DZ: They’re not invisible in every regard. All of these people are respected within their fields. This is the key thing: They had the ability to go into any number of careers. It’s not like they’re toiling away in a factory with no choice but to remain anonymous. These are people who are highly educated, very motivated, and ambitious but they’ve chosen careers where they’re not going to get that larger recognition.

Like choosing to be an anesthesiologist versus a surgeon. There was one guy I interviewed, a very successful anesthesiologist who went to an Ivy League medical school. He could have gone into any number of specialties within medicine, but he chose to do something where when he did his job perfectly, the patients aren’t really going to think of him that much. You’ll never forget who removed your gallbladder, but you probably won’t remember the anesthesiologist who kept you alive in that surgery.

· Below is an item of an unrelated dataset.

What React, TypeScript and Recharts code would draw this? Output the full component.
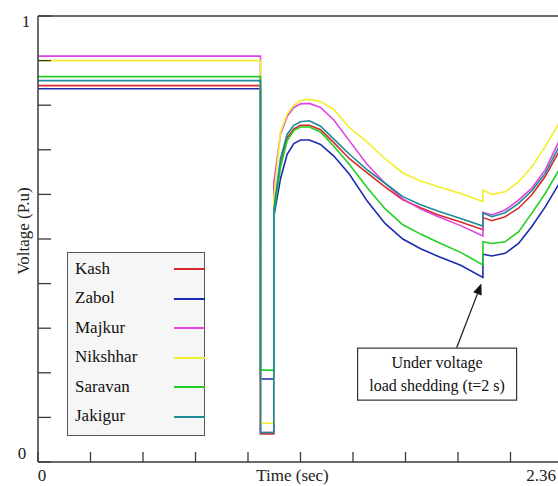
import {
  LineChart, Line, XAxis, YAxis,
  Legend, ReferenceLine, ReferenceDot,
} from "recharts";

// time axis (sec); repeated instants give the vertical steps at fault / shedding
const time = [
  0, 1.0, 1.0, 1.06, 1.06, 1.09, 1.12, 1.15, 1.18, 1.22, 1.27, 1.33, 1.4, 1.48,
  1.56, 1.64, 1.72, 1.8, 1.9, 2.0, 2.0, 2.04, 2.1, 2.16, 2.22, 2.28, 2.34, 2.36,
];

const kash = [
  0.844, 0.844, 0.063, 0.063, 0.56, 0.672, 0.727, 0.747, 0.755, 0.755, 0.745, 0.716, 0.68, 0.648,
  0.617, 0.588, 0.57, 0.554, 0.538, 0.521, 0.548, 0.541, 0.55, 0.569, 0.599, 0.64, 0.694, 0.715,
];
const zabol = [
  0.837, 0.837, 0.186, 0.186, 0.55, 0.635, 0.69, 0.714, 0.722, 0.722, 0.712, 0.686, 0.645, 0.585,
  0.535, 0.5, 0.478, 0.461, 0.441, 0.414, 0.466, 0.462, 0.468, 0.49, 0.528, 0.572, 0.622, 0.642,
];
const majkur = [
  0.91, 0.91, 0.066, 0.066, 0.625, 0.735, 0.775, 0.795, 0.803, 0.804, 0.795, 0.767, 0.72, 0.667,
  0.625, 0.59, 0.567, 0.55, 0.53, 0.507, 0.56, 0.554, 0.565, 0.587, 0.614, 0.655, 0.717, 0.74,
];
const nikshhar = [
  0.9, 0.9, 0.087, 0.087, 0.59, 0.74, 0.78, 0.8, 0.81, 0.813, 0.808, 0.79, 0.75, 0.717,
  0.68, 0.648, 0.63, 0.617, 0.602, 0.584, 0.61, 0.6, 0.606, 0.628, 0.662, 0.707, 0.758, 0.775,
];
const saravan = [
  0.864, 0.864, 0.206, 0.206, 0.555, 0.66, 0.72, 0.743, 0.751, 0.751, 0.74, 0.708, 0.667, 0.615,
  0.568, 0.532, 0.511, 0.492, 0.47, 0.442, 0.494, 0.49, 0.494, 0.516, 0.558, 0.602, 0.653, 0.673,
];
const jakigur = [
  0.855, 0.855, 0.066, 0.066, 0.565, 0.68, 0.735, 0.755, 0.763, 0.765, 0.753, 0.724, 0.69, 0.655,
  0.625, 0.595, 0.577, 0.562, 0.546, 0.529, 0.558, 0.55, 0.559, 0.58, 0.608, 0.647, 0.705, 0.728,
];

const seriesNames = ["Kash", "Zabol", "Majkur", "Nikshhar", "Saravan", "Jakigur"];
const seriesColors = ["#d82a2a", "#1c2bb0", "#e044e0", "#f0f02a", "#22d022", "#1d8c98"];
const seriesValues = [kash, zabol, majkur, nikshhar, saravan, jakigur];

const xTicks = [0, 0.236, 0.472, 0.708, 0.944, 1.18, 1.416, 1.652, 1.888, 2.124, 2.36];
const xTickLabels = ["0", "", "", "", "", "Time (sec)", "", "", "", "", "2.36"];
const yTicks = [0, 0.1, 0.2, 0.3, 0.4, 0.5, 0.6, 0.7, 0.8, 0.9, 1];
const yTickLabels = ["0", "", "", "", "", "", "", "", "", "", "1"];

const annotationLines = ["Under voltage", "load shedding (t=2 s)"];

const chartData = time.map((t, i) => {
  const row: Record<string, number> = { t };
  seriesNames.forEach((name, s) => {
    row[name] = seriesValues[s][i];
  });
  return row;
});

const axisColor = "#3a3a3a";

const XTick = (props: any) => {
  const { x, y, index } = props;
  const label = xTickLabels[index] ?? "";
  // labels sit a little left of their tick in the original
  const shift = index === 0 ? 4 : index === 5 ? -8 : -22;
  return (
    <g>
      <line x1={x} x2={x} y1={y} y2={y - 10} stroke={axisColor} strokeWidth={1.3} />
      {label && (
        <text x={x + shift} y={y + 19} textAnchor="middle" fontSize={17} fill="#222">
          {label}
        </text>
      )}
    </g>
  );
};

const YTick = (props: any) => {
  const { x, y, index } = props;
  const label = yTickLabels[index] ?? "";
  return (
    <g>
      <line x1={x} x2={x + 13} y1={y} y2={y} stroke={axisColor} strokeWidth={1.3} />
      {label && (
        <text x={index === 0 ? 22 : 26} y={index === 0 ? y - 3 : y + 11} textAnchor="middle" fontSize={17} fill="#222">
          {label}
        </text>
      )}
    </g>
  );
};

// legend keeps the series order of the original, not alphabetical
const LegendBox = () => (
  <div
    style={{
      width: 138,
      height: 184,
      boxSizing: "border-box",
      border: "1px solid #555",
      background: "#f6f6f6",
      paddingTop: 1,
    }}
  >
    {seriesNames.map((name, s) => (
      <div
        key={name}
        style={{ height: 29.5, display: "flex", alignItems: "center", position: "relative", fontSize: 17, color: "#111" }}
      >
        <span style={{ marginLeft: 7 }}>{name}</span>
        <span
          style={{ position: "absolute", left: 106, top: 14, width: 31, height: 2, background: seriesColors[s] }}
        />
      </div>
    ))}
  </div>
);

const AnnotationBox = (props: any) => {
  const { cx, cy } = props;
  return (
    <g>
      <rect x={cx - 79.5} y={cy - 26} width={159} height={52} fill="#fff" stroke="#333" strokeWidth={1.2} />
      <text x={cx} y={cy - 6} textAnchor="middle" fontSize={16} fill="#111">{annotationLines[0]}</text>
      <text x={cx} y={cy + 17} textAnchor="middle" fontSize={16} fill="#111">{annotationLines[1]}</text>
    </g>
  );
};

const Arrow = (props: any) => {
  const { x1, y1, x2, y2 } = props;
  const ang = Math.atan2(y2 - y1, x2 - x1);
  const len = 11;
  const w = 4.5;
  const bx = x2 - len * Math.cos(ang);
  const by = y2 - len * Math.sin(ang);
  const px = -Math.sin(ang) * w;
  const py = Math.cos(ang) * w;
  return (
    <g>
      <line x1={x1} y1={y1} x2={bx} y2={by} stroke="#222" strokeWidth={1.3} />
      <polygon points={`${x2},${y2} ${bx + px},${by + py} ${bx - px},${by - py}`} fill="#111" />
    </g>
  );
};

const App = () => {
  return (
    <div
      style={{
        position: "absolute",
        left: 0,
        top: 0,
        width: 558,
        height: 486,
        overflow: "hidden",
        background: "#fff",
        fontFamily: "'Liberation Serif', 'Times New Roman', serif",
      }}
    >
      <LineChart width={570} height={486} data={chartData} margin={{ top: 16, right: 7, bottom: 0, left: 0 }}>
        <XAxis
          dataKey="t"
          type="number"
          domain={[0, 2.36]}
          ticks={xTicks}
          interval={0}
          height={24}
          tickSize={0}
          tickMargin={0}
          tickLine={false}
          tick={<XTick />}
          axisLine={{ stroke: axisColor, strokeWidth: 1.5 }}
        />
        <YAxis
          type="number"
          domain={[0, 1]}
          ticks={yTicks}
          interval={0}
          width={38}
          tickSize={0}
          tickMargin={0}
          tickLine={false}
          tick={<YTick />}
          axisLine={{ stroke: axisColor, strokeWidth: 1.5 }}
          label={(p: any) => {
            const vb = p.viewBox ?? { x: 0, y: 16, height: 446 };
            const cy = vb.y + vb.height / 2 - 8;
            return (
              <text
                x={23}
                y={cy}
                transform={`rotate(-90, 23, ${cy})`}
                textAnchor="middle"
                dominantBaseline="central"
                fontSize={17}
                fill="#222"
              >
                Voltage (P.u)
              </text>
            );
          }}
        />
        <ReferenceLine y={1} stroke={axisColor} strokeWidth={1.5} />

        {seriesNames.map((name, s) => (
          <Line
            key={name}
            type="linear"
            dataKey={name}
            name={name}
            stroke={seriesColors[s]}
            strokeWidth={1.6}
            dot={false}
            isAnimationActive={false}
          />
        ))}

        <ReferenceLine
          segment={[{ x: 1.882, y: 0.256 }, { x: 1.993, y: 0.4 }]}
          shape={<Arrow />}
        />
        <ReferenceDot x={1.794} y={0.197} r={0} shape={<AnnotationBox />} />

        <Legend
          layout="vertical"
          align="center"
          verticalAlign="middle"
          content={<LegendBox />}
          wrapperStyle={{ left: 67, top: 252, width: 140, height: 186 }}
        />
      </LineChart>
    </div>
  );
};

export default App;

AR: Were you able to get a sense of whether these people have the same ambivalence toward recognition in their personal lives? You could work as an anesthesiologist but still be posting on Facebook 20 times a day.

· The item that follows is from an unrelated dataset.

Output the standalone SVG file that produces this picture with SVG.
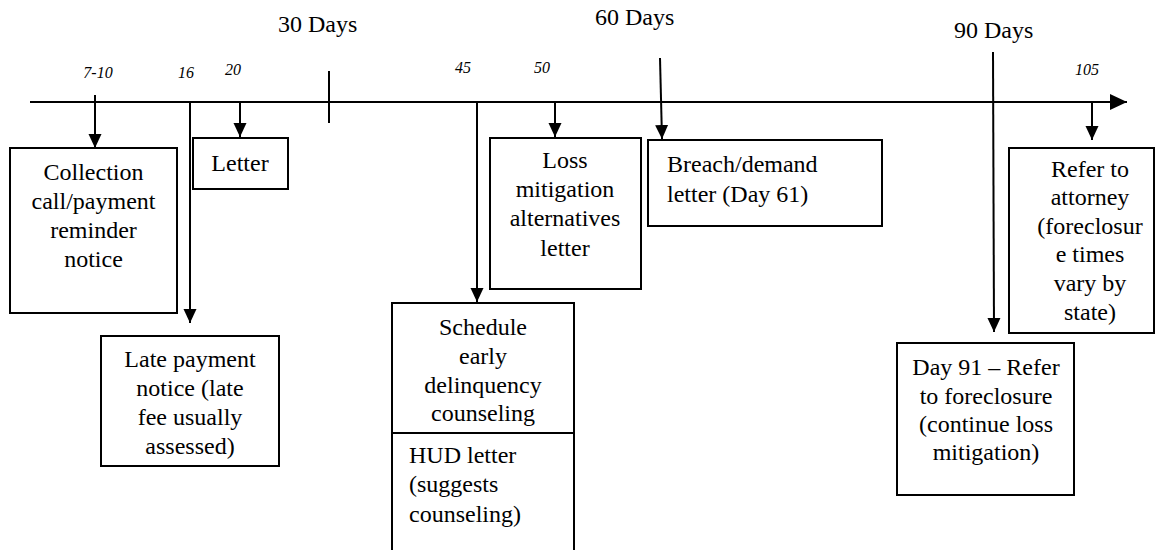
<svg xmlns="http://www.w3.org/2000/svg" width="1156" height="550" viewBox="0 0 1156 550" font-family="'Liberation Serif', 'Times New Roman', serif">
<style>
.t{font-size:24px;font-family:'Liberation Serif','Times New Roman',serif}
.c{text-anchor:middle}
.n{font-size:16px;font-style:italic;text-anchor:middle;font-family:'Liberation Serif','Times New Roman',serif}
.box{fill:#fff;stroke:#000;stroke-width:2}
.ln{stroke:#000;stroke-width:2;fill:none}
</style>
<defs>
<marker id="ah" markerUnits="userSpaceOnUse" markerWidth="14" markerHeight="14" refX="14" refY="6.5" orient="auto" viewBox="0 0 14 13">
<path d="M0,0 L14,6.5 L0,13 z" fill="#000"/>
</marker>
<marker id="ahb" markerUnits="userSpaceOnUse" markerWidth="17" markerHeight="16" refX="17" refY="8" orient="auto" viewBox="0 0 17 16">
<path d="M0,0 L17,8 L0,16 z" fill="#000"/>
</marker>
</defs>
<g id="labels">
<text class="t" x="278" y="32">30 Days</text>
<text class="t" x="595" y="25">60 Days</text>
<text class="t" x="954" y="38">90 Days</text>
<text class="n" x="98" y="78">7-10</text>
<text class="n" x="186" y="78">16</text>
<text class="n" x="233" y="75">20</text>
<text class="n" x="463" y="73">45</text>
<text class="n" x="542" y="73">50</text>
<text class="n" x="1087" y="75">105</text>
</g>
<g id="connectors">
<line class="ln" x1="30" y1="102" x2="1127" y2="102" stroke-width="2.5" marker-end="url(#ahb)"/>
<line class="ln" x1="329" y1="71" x2="329" y2="123"/>
<line class="ln" x1="95" y1="95" x2="95" y2="148" marker-end="url(#ah)"/>
<line class="ln" x1="190" y1="102" x2="190" y2="323" marker-end="url(#ah)"/>
<line class="ln" x1="240" y1="102" x2="240" y2="137" marker-end="url(#ah)"/>
<line class="ln" x1="477" y1="102" x2="477" y2="302" marker-end="url(#ah)"/>
<line class="ln" x1="555" y1="102" x2="555" y2="137" marker-end="url(#ah)"/>
<line class="ln" x1="660" y1="58" x2="662" y2="139" marker-end="url(#ah)"/>
<line class="ln" x1="993" y1="52" x2="994" y2="332" marker-end="url(#ah)"/>
<line class="ln" x1="1092" y1="102" x2="1092" y2="140" marker-end="url(#ah)"/>
</g>
<g id="n-collection">
<rect class="box" x="10" y="148" width="167" height="165"/>
<text class="t c" x="93.5" y="180">Collection</text>
<text class="t c" x="93.5" y="209">call/payment</text>
<text class="t c" x="93.5" y="238">reminder</text>
<text class="t c" x="93.5" y="267">notice</text>
</g>
<g id="n-late">
<rect class="box" x="101" y="336" width="178" height="130"/>
<text class="t c" x="190" y="367">Late payment</text>
<text class="t c" x="190" y="396">notice (late</text>
<text class="t c" x="190" y="425">fee usually</text>
<text class="t c" x="190" y="454">assessed)</text>
</g>
<g id="n-letter">
<rect class="box" x="193" y="138" width="95" height="51"/>
<text class="t c" x="240" y="171">Letter</text>
</g>
<g id="n-schedule">
<rect class="box" x="392" y="303" width="182" height="130"/>
<text class="t c" x="483" y="335">Schedule</text>
<text class="t c" x="483" y="364">early</text>
<text class="t c" x="483" y="393">delinquency</text>
<text class="t c" x="483" y="421">counseling</text>
</g>
<g id="n-hud">
<rect class="box" x="392" y="433" width="182" height="130"/>
<text class="t" x="409" y="463">HUD letter</text>
<text class="t" x="409" y="492">(suggests</text>
<text class="t" x="409" y="522">counseling)</text>
</g>
<g id="n-loss">
<rect class="box" x="490" y="138" width="151" height="151"/>
<text class="t c" x="565" y="168">Loss</text>
<text class="t c" x="565" y="197">mitigation</text>
<text class="t c" x="565" y="226">alternatives</text>
<text class="t c" x="565" y="256">letter</text>
</g>
<g id="n-breach">
<rect class="box" x="648" y="140" width="234" height="86"/>
<text class="t" x="667" y="172">Breach/demand</text>
<text class="t" x="667" y="202">letter (Day 61)</text>
</g>
<g id="n-day91">
<rect class="box" x="897" y="343" width="177" height="152"/>
<text class="t c" x="986" y="375">Day 91 – Refer</text>
<text class="t c" x="986" y="404">to foreclosure</text>
<text class="t c" x="986" y="432">(continue loss</text>
<text class="t c" x="986" y="460">mitigation)</text>
</g>
<g id="n-attorney">
<rect class="box" x="1009" y="148" width="145" height="185"/>
<text class="t c" x="1090" y="177">Refer to</text>
<text class="t c" x="1090" y="205">attorney</text>
<text class="t c" x="1090" y="234">(foreclosur</text>
<text class="t c" x="1090" y="262">e times</text>
<text class="t c" x="1090" y="291">vary by</text>
<text class="t c" x="1090" y="320">state)</text>
</g>
</svg>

DZ: Most of these people are pretty self-effacing. Many of them, when they talk about growing up, say they didn’t even want attention as kids. One of the guys I interviewed, a graphic designer, said he won some award as a child and felt very uncomfortable having the spotlight on him. So a number of them have always shown this proclivity toward just getting the job done, doing the work that’s rewarding to them and not making a big deal of it—which to me seems like the opposite of the American way. The way a lot of our schools are designed, kids that are louder and more aggressive get attention, and that’s considered a positive thing, and being quiet in the corner is frowned upon.

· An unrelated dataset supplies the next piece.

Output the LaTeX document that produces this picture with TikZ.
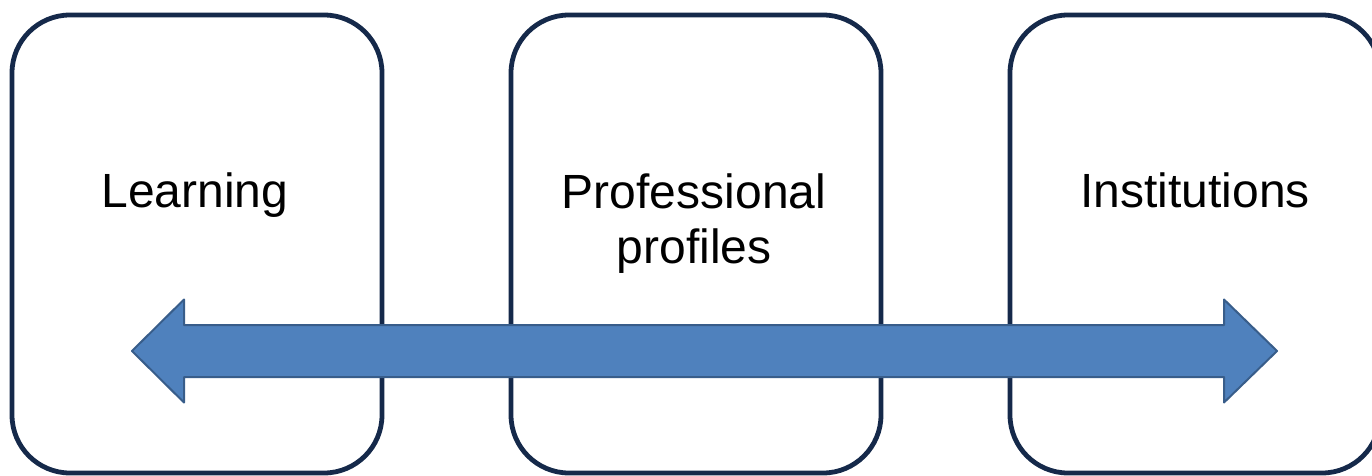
\documentclass[tikz,border=0pt]{standalone}
\usepackage{fontspec}
\setmainfont{Liberation Sans}
\definecolor{boxline}{HTML}{15294A}
\definecolor{arrowfill}{HTML}{4F81BD}
\definecolor{arrowline}{HTML}{385D8A}
\begin{document}
\begin{tikzpicture}[x=1pt,y=-1pt,
  panel/.style={draw=boxline,line width=4.8pt,rounded corners=58pt,fill=white,
    minimum width=370pt,minimum height=458pt,inner sep=0pt,outer sep=0pt},
  label/.style={anchor=base,font=\fontsize{48}{55}\selectfont,align=center,inner sep=0pt},
  bigarrow/.style={fill=arrowfill,draw=arrowline,line width=2pt,line join=round}]
\useasboundingbox (0,0) rectangle (1372,476);
\node[panel] (b1) at (197,244) {};
\node[panel] (b2) at (696,244) {};
\node[panel] (b3) at (1195,244) {};
\node[label] (t1) at (195,207) {Learning};
\node[label,anchor=north] (t2) at (694,174) {Professional\\profiles};
\node[label] (t3) at (1195,207) {Institutions};
\coordinate (lt) at (132,351);
\coordinate (rt) at (1277,351);
\draw[bigarrow] (lt) -- (184,299.5) -- (184,325) -- (1224,325) -- (1224,299.5)
  -- (rt) -- (1224,402.5) -- (1224,377) -- (184,377) -- (184,402.5) -- cycle;
\end{tikzpicture}
\end{document}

AR: What about in other systems? Are “Invisibles” viewed differently in other cultures?

DZ: As Americans, we seem to think there’s something intrinsic about wanting attention for ourselves. We forget that what feels like human instinct may actually be very cultural, even provincial. You can look to other countries that have a much more collectivist attitude. This won’t surprise anyone, but America is considered the most individualistic country on earth. I’m not saying that collectivist cultures are superior, but I am saying we’re out of balance here.

AR: Was it hard to convince people who are ambivalent toward recognition to be profiled for a book?

DZ: It was a mixed bag. There were some people who were delighted to talk with me. There were, however, many others where it was a lot more work to get them to break down and finally talk to me. A number of them clearly were uneasy with having even me, just one person, spotlighting them.

AR: Is it hard to promote a book that’s essentially an argument against self-promotion?

DZ: There are times for all of us to promote ourselves and our work. I think, as a writer, this is a perfect example. I’m quite happy to have my name on the cover of my book or in a byline, and right now I’m out promoting this book. I want people to hear about it. But to sustain the type of work that you need to do to become successful, you have to find the reward in the work itself.

AR: What can the rest of us learn from “Invisibles"?

DZ: What I hope my book can be is permission to step off the wheel. I think a lot of us are being wrongly persuaded to spend too much time trying to build up our presence online when we should be spending more time on our work. As a writer, there’s a fair amount of pressure. You feel that you have to have a social media platform, to be constantly online promoting yourself. I think there’s some value in that, but the evidence seems to show that if you want to be a successful anything—say writer—do good work, and that will gain you followers. Gaining a lot of followers won’t get you good work. Doing good work is the best use of your time.

I hope Zweig is right, because he’s given me a reason to feel self-righteous about my pathetic presence on Twitter. Yet, just like Zweig wants you to buy his book, I still want you to follow me. So maybe I don’t have the makings of an “Invisible” after all.

This interview has been edited and condensed.